** EXERCISE DETAILS **
Only the lines from the start of the data through the line containing "const yTicks = [0, 2000, 4000, 6000, 8000];" should be written out, exactly as they are, with both ends included and the pictures left out.

__________________________________________________

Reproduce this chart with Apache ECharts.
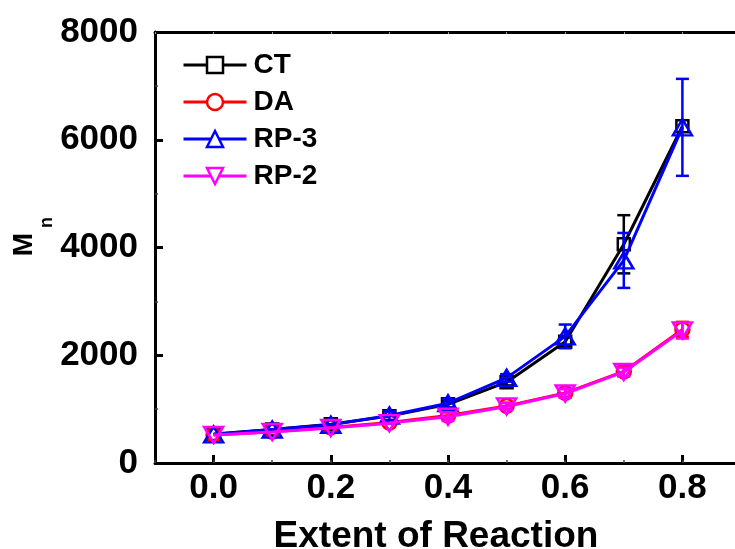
<!DOCTYPE html>
<html>
<head>
<meta charset="utf-8">
<script src="https://cdn.jsdelivr.net/npm/echarts@6/dist/echarts.min.js"></script>
<style>
html,body{margin:0;padding:0;background:#fff;}
#chart{width:735px;height:549px;}
</style>
</head>
<body>
<div id="chart"></div>
<script>
// ---- data ----
const xs = [0, 0.1, 0.2, 0.3, 0.4, 0.5, 0.6, 0.7, 0.8];
const xTickLabels = [0, 0.2, 0.4, 0.6, 0.8];
const yTicks = [0, 2000, 4000, 6000, 8000];

const ctVals  = [540, 620, 720, 870, 1090, 1500, 2250, 4060, 6250];
const ctErr   = [0, 0, 0, 0, 60, 60, 80, 540, 0];
const daVals  = [520, 580, 660, 750, 880, 1060, 1300, 1700, 2480];
const daErr   = [0, 0, 0, 0, 60, 60, 80, 90, 140];
const rp3Vals = [530, 620, 710, 880, 1110, 1580, 2350, 3760, 6230];
const rp3Err  = [0, 0, 0, 80, 80, 70, 220, 510, 900];
const rp2Vals = [520, 575, 650, 740, 860, 1050, 1290, 1690, 2460];
const rp2Err  = [0, 0, 0, 0, 80, 60, 80, 80, 150];

const seriesNames = ['CT', 'DA', 'RP-3', 'RP-2'];
const yTitleMain = 'M';
const yTitleSub = 'n';
// ---------------------------------------

const FONT = "'Liberation Sans', Arial, sans-serif";
const chart = echarts.init(document.getElementById('chart'), null, {renderer: 'canvas'});

function lineSeries(name, vals, color, symbol, size, rotate, z) {
  return {
    type: 'line', name: name, z: z,
    data: xs.map((x, i) => [x, vals[i]]),
    symbol: symbol, symbolSize: size, symbolRotate: rotate,
    showAllSymbol: true,
    lineStyle: {color: color, width: 3},
    itemStyle: {color: 'rgba(255,255,255,0)', borderColor: color, borderWidth: 2.5},
    emphasis: {disabled: true},
    animation: false
  };
}
function errSeries(name, vals, errs, color, z) {
  return {
    type: 'custom', name: name, z: z, silent: true, animation: false,
    encode: {x: 0, y: 1},
    data: xs.map((x, i) => [x, vals[i], errs[i]]),
    renderItem: function (params, api) {
      const x = api.value(0), y = api.value(1), e = api.value(2);
      if (!e) return null;
      const p1 = api.coord([x, y + e]);
      const p2 = api.coord([x, y - e]);
      const hw = 6.5;
      const st = {stroke: color, lineWidth: 2.5};
      return {
        type: 'group',
        children: [
          {type: 'line', shape: {x1: p1[0], y1: p1[1], x2: p2[0], y2: p2[1]}, style: st},
          {type: 'line', shape: {x1: p1[0] - hw, y1: p1[1], x2: p1[0] + hw, y2: p1[1]}, style: st},
          {type: 'line', shape: {x1: p2[0] - hw, y1: p2[1], x2: p2[0] + hw, y2: p2[1]}, style: st}
        ]
      };
    }
  };
}

const option = {
  backgroundColor: '#fff',
  animation: false,
  grid: {left: 155, top: 32, right: -6, bottom: 86, containLabel: false, outerBoundsMode: 'none'},
  legend: {
    data: seriesNames,
    orient: 'vertical',
    left: 182, top: 51, padding: 0,
    itemWidth: 63, itemHeight: 20, itemGap: 9,
    itemStyle: {color: '#fff', borderWidth: 2.5},
    lineStyle: {width: 3},
    textStyle: {fontFamily: FONT, fontWeight: 'bold', fontSize: 28, color: '#000', padding: [0, 0, 0, 2]},
    selectedMode: false
  },
  graphic: [
    {type: 'text', x: 24, y: 244.5, rotation: Math.PI / 2, silent: true,
      style: {text: yTitleMain, font: "bold 28px 'Liberation Sans', Arial, sans-serif", fill: '#000',
        textAlign: 'center', textVerticalAlign: 'middle'}},
    {type: 'text', x: 47.5, y: 222.5, rotation: Math.PI / 2, silent: true,
      style: {text: yTitleSub, font: "bold 18px 'Liberation Sans', Arial, sans-serif", fill: '#000',
        textAlign: 'center', textVerticalAlign: 'middle'}}
  ],
  xAxis: [
    {
      type: 'value', min: -0.1, max: 0.9, position: 'bottom',
      axisLine: {show: true, onZero: false, lineStyle: {color: '#000', width: 3}},
      axisTick: {show: true, inside: true, length: 8, lineStyle: {color: '#000', width: 3}, customValues: xTickLabels},
      axisLabel: {show: true, customValues: xTickLabels, margin: 8, formatter: v => v.toFixed(1),
        fontFamily: FONT, fontWeight: 'bold', fontSize: 35, color: '#000'},
      splitLine: {show: false},
      name: 'Extent of Reaction', nameLocation: 'middle', nameGap: 55,
      nameTextStyle: {fontFamily: FONT, fontWeight: 'bold', fontSize: 37, color: '#000', padding: [0, 24, 0, 0]}
    },
    {
      type: 'value', min: -0.1, max: 0.9, interval: 0.1, position: 'bottom',
      axisLine: {show: false},
      axisTick: {show: true, inside: true, length: 3, lineStyle: {color: '#444', width: 1.5}},
      axisLabel: {show: false}, splitLine: {show: false}
    },
    {
      type: 'value', min: -0.1, max: 0.9, interval: 0.1, position: 'top',
      axisLine: {show: true, onZero: false, lineStyle: {color: '#000', width: 3}},
      axisTick: {show: true, inside: true, length: 2, lineStyle: {color: '#999', width: 1}},
      axisLabel: {show: false}, splitLine: {show: false}
    }
  ],
  yAxis: [
    {
      type: 'value', min: 0, max: 8000, interval: 2000, position: 'left',
      axisLine: {show: true, onZero: false, lineStyle: {color: '#000', width: 3}},
      axisTick: {show: true, inside: true, length: 8, lineStyle: {color: '#000', width: 3}},
      minorTick: {show: true, splitNumber: 2, length: 3, lineStyle: {color: '#444', width: 1.5}},
      axisLabel: {show: true, margin: 17, formatter: v => String(v),
        fontFamily: FONT, fontWeight: 'bold', fontSize: 35, color: '#000'},
      splitLine: {show: false}
    }
  ],
  series: [
    lineSeries('CT', ctVals, '#000000', 'rect', 12, 0, 2),
    errSeries('CT-err', ctVals, ctErr, '#000000', 2),
    lineSeries('DA', daVals, '#ff0000', 'circle', 14, 0, 3),
    errSeries('DA-err', daVals, daErr, '#ff0000', 3),
    lineSeries('RP-3', rp3Vals, '#0000ff', 'triangle', [19, 16], 0, 4),
    errSeries('RP-3-err', rp3Vals, rp3Err, '#0000ff', 4),
    lineSeries('RP-2', rp2Vals, '#ff00ff', 'triangle', [19, 16], 180, 5),
    errSeries('RP-2-err', rp2Vals, rp2Err, '#ff00ff', 5)
  ]
};
chart.setOption(option);
</script>
</body>
</html>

__________________________________________________

** RESPONSE TO THE TASK **
Reproduce this chart with Apache ECharts.
<!DOCTYPE html>
<html>
<head>
<meta charset="utf-8">
<script src="https://cdn.jsdelivr.net/npm/echarts@6/dist/echarts.min.js"></script>
<style>
html,body{margin:0;padding:0;background:#fff;}
#chart{width:735px;height:549px;}
</style>
</head>
<body>
<div id="chart"></div>
<script>
// ---- data ----
const xs = [0, 0.1, 0.2, 0.3, 0.4, 0.5, 0.6, 0.7, 0.8];
const xTickLabels = [0, 0.2, 0.4, 0.6, 0.8];
const yTicks = [0, 2000, 4000, 6000, 8000];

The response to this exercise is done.